Referred to as ARMs, these loans are fixed only for a short period of time, typically 6 months to 10 years. They will be amortized over a 30 year term. ARMs will have lower start rates than fixed rate mortgages, but will adjust to current market rates when the fixed period has expired.
Fixed Period – Most ARMs have initial period in which the rate and payments are fixed. This period could last for 1 year, 3 years, 5 years, 7 years, or even 10 years. The rate will not change during the fixed period, but may change when that period ends.
Adjustment Period – After the fixed period of an ARM ends, the interest rate will adjust periodically at a set time, usually every 12 months.

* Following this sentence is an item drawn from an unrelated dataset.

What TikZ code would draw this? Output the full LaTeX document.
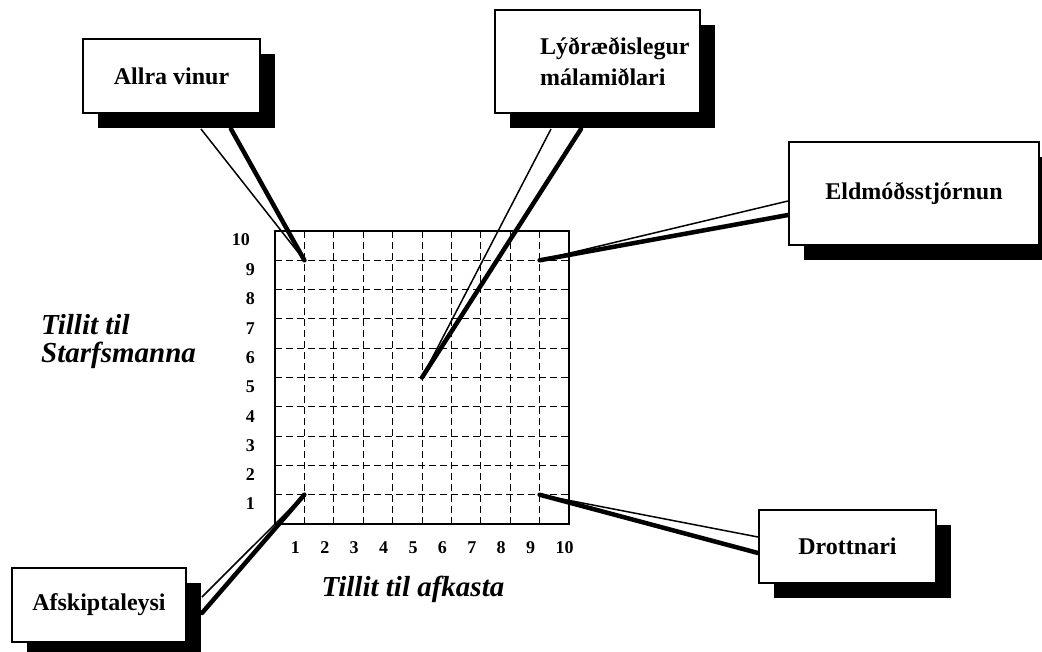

Index – The changes in rate on an ARM are based on an index. This index could be the 1 year Treasury index, the LIBOR, or a Cost of Funds Index specific to the bank. The index is used to determine the note rate only at the time of the adjustment, not during the fixed period. If the index rate goes up, then your payment may go up as well. Consequently, if the index drops, your payment may go down. Current indices such as the T-Bill and LIBOR can be found in the Wall Street Journal.
Margin – At the time of the adjustments, the bank will add a predetermined amount to the index to arrive at your new rate. When shopping for ARM rates, be sure to compare margins as well. For example, if two lenders are using the same index but Bank A has a higher margin than Bank B, you will pay a higher interest rate in the future with Bank A.
Caps – Interest rate caps limit the amount that your ARM rate can increase or decrease. There are two kinds of caps:
- periodic caps, which limit the amount of movement from one period to another
- lifetime caps, which limit the increases in rates for the life of the loan.